Tuesday, November 04, 2003

Check out this article from Slate which shows that there's not a correlation between making campaign contributions to the Republicans and receiving Iraq or Afghanistan reconstruction contracts. Yes, Bechtel and Halliburton have received big contracts, largely because they are the best-known and most-experienced companies in their field, I assume. They are also very well-known contributors to the Republicans. That's their right. They're allowed to make publicly-announced campaign contributions and there's nothing wrong with their doing so. But a lot of companies that have made only tiny contributions or none at all have also received Iraq / Afghanistan contracts, demonstrating that the quo is not necessary to get the quid.

Here's another article by the same author, Daniel W. Drezner, from the New Republic, which tells us not to panic at the apparent backlash of antiglobalism and antiliberalism in Latin America; it supports a couple of the things we said in yesterday's post about moral equivalence. There's another piece by Andrew Sullivan in TNR, in which he shreds Andy Rooney's idiotic 60 Minutes rant on the Iraq War (and provides stacks of evidence demonstrating that the ilk of Moore and Franken and Rooney are baldly lying when they accuse President Bush of doing just that) that is well worth reading. And if you want some more discrediting of Al Franken's screeds, check out this story by David Frum from Front Page.
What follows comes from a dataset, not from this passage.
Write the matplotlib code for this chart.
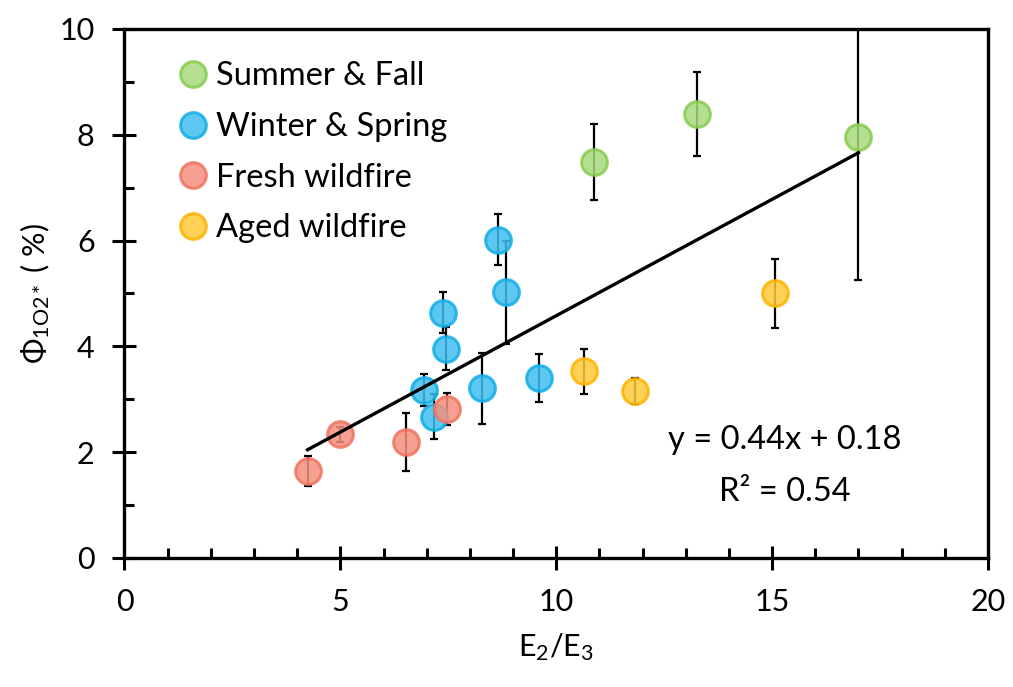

Finally, Sullivan links to this old British magazine, Homes and Gardens, from November 1938. Just like Becks and Posh show off their houses in Hello! and OK!, Adolf Hitler shows the fawning reporter his mountain house at Bertechsgaden in the Bavarian Alps. Read the article to learn how delightful it is to spend time with der Fuehrer and his cultivated guests, while Frauen Goebbels and Goering entertain the local children, suave cosmopolitan Ribbentrop chooses the wine at dinner, and Putzi Hanfstaengel, Hitler's court jester, plays post-prandial piano.